● **PROBLEM STATEMENT**:
Take the lines from the top down to and including the one with "const LEGEND_ICON = 'path://M0,2.25" and repeat them exactly. Omit images.

● **DATA EXCERPT**:
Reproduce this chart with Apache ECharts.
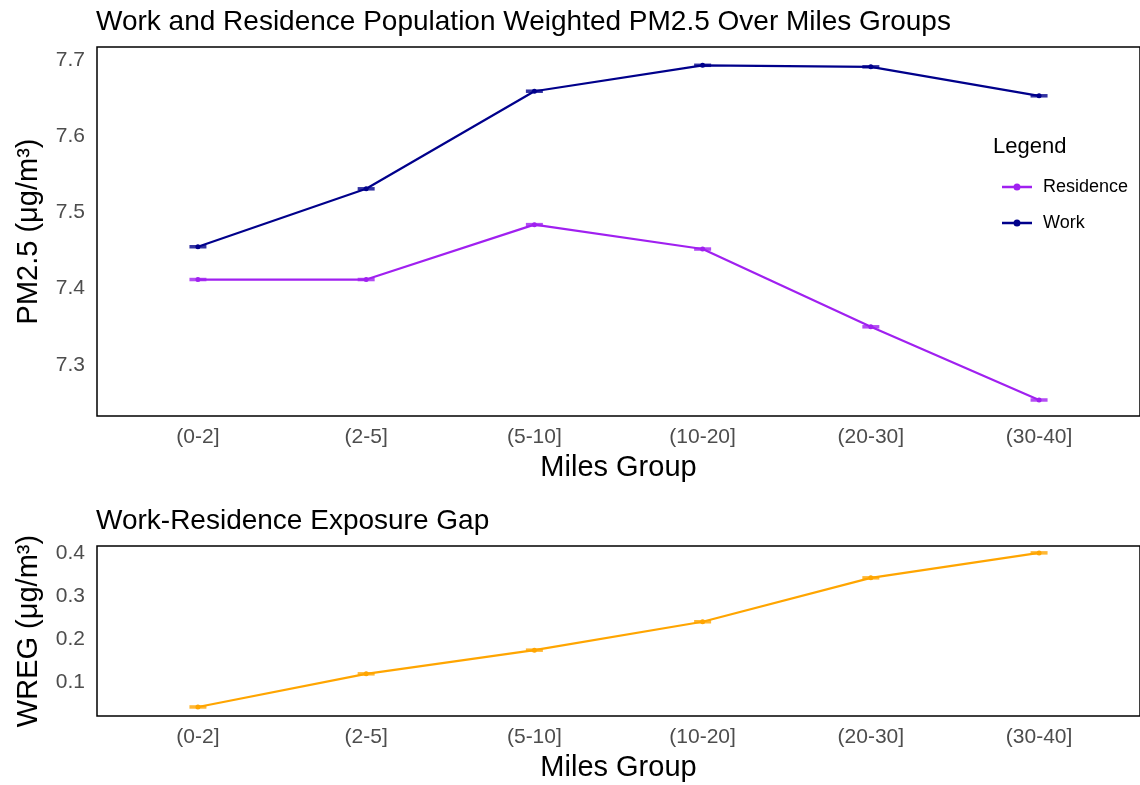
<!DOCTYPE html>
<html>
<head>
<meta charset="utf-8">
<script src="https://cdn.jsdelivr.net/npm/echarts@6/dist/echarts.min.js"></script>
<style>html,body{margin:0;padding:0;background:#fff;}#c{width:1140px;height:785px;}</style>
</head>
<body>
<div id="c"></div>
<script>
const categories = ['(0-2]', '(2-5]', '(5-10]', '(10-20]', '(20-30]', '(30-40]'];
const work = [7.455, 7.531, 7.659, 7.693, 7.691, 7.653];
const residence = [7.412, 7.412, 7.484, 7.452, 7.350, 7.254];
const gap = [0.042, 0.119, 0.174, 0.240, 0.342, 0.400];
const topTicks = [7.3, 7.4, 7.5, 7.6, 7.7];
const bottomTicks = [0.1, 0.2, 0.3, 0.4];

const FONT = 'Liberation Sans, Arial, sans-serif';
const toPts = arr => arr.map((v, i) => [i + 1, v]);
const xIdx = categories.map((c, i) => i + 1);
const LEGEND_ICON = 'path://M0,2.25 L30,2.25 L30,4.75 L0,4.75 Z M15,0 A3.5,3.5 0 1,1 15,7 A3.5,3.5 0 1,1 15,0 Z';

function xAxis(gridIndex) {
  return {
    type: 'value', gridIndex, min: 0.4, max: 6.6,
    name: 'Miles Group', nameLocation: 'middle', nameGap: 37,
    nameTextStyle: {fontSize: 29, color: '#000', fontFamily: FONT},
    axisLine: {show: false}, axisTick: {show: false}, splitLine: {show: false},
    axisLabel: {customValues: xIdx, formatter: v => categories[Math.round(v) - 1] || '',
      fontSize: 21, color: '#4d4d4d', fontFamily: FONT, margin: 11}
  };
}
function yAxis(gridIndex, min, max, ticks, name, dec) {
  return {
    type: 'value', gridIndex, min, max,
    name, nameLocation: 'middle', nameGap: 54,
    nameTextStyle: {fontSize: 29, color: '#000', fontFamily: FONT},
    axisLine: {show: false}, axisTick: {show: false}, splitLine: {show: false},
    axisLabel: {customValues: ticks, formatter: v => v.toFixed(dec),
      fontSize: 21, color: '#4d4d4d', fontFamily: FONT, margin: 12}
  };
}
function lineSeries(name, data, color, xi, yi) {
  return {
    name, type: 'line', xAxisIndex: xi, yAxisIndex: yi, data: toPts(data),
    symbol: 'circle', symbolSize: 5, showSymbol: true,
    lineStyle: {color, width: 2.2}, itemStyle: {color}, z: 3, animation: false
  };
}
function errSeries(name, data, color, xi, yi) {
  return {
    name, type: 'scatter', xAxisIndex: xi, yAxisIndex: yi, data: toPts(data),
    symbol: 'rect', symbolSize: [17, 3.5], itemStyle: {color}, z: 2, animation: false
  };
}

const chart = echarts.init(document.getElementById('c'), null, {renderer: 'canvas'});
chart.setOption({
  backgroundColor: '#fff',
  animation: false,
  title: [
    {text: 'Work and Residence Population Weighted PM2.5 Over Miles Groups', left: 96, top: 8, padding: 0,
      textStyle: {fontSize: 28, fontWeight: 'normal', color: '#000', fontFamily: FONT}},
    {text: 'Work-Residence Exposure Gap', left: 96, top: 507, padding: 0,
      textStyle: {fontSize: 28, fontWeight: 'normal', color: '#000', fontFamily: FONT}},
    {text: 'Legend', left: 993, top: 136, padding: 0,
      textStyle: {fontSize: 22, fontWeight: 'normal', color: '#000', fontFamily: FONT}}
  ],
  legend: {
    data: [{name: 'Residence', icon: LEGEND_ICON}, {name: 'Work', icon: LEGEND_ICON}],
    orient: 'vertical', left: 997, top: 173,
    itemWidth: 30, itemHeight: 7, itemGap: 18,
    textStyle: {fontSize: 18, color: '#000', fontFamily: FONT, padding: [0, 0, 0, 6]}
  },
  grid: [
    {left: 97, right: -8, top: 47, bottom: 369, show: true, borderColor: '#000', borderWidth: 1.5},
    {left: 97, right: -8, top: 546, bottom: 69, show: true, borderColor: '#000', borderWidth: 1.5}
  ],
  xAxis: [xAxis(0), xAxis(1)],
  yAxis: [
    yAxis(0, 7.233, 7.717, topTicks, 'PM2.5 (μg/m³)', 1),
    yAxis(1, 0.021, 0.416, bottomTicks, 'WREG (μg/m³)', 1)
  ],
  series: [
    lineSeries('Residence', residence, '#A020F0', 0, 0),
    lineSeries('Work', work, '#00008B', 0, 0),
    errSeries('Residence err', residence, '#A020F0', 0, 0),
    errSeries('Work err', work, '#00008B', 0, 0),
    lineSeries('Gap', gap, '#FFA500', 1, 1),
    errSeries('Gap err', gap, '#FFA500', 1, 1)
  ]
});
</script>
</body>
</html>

● **PROBLEM SOLUTION**:
Reproduce this chart with Apache ECharts.
<!DOCTYPE html>
<html>
<head>
<meta charset="utf-8">
<script src="https://cdn.jsdelivr.net/npm/echarts@6/dist/echarts.min.js"></script>
<style>html,body{margin:0;padding:0;background:#fff;}#c{width:1140px;height:785px;}</style>
</head>
<body>
<div id="c"></div>
<script>
const categories = ['(0-2]', '(2-5]', '(5-10]', '(10-20]', '(20-30]', '(30-40]'];
const work = [7.455, 7.531, 7.659, 7.693, 7.691, 7.653];
const residence = [7.412, 7.412, 7.484, 7.452, 7.350, 7.254];
const gap = [0.042, 0.119, 0.174, 0.240, 0.342, 0.400];
const topTicks = [7.3, 7.4, 7.5, 7.6, 7.7];
const bottomTicks = [0.1, 0.2, 0.3, 0.4];

const FONT = 'Liberation Sans, Arial, sans-serif';
const toPts = arr => arr.map((v, i) => [i + 1, v]);
const xIdx = categories.map((c, i) => i + 1);
const LEGEND_ICON = 'path://M0,2.25 L30,2.25 L30,4.75 L0,4.75 Z M15,0 A3.5,3.5 0 1,1 15,7 A3.5,3.5 0 1,1 15,0 Z';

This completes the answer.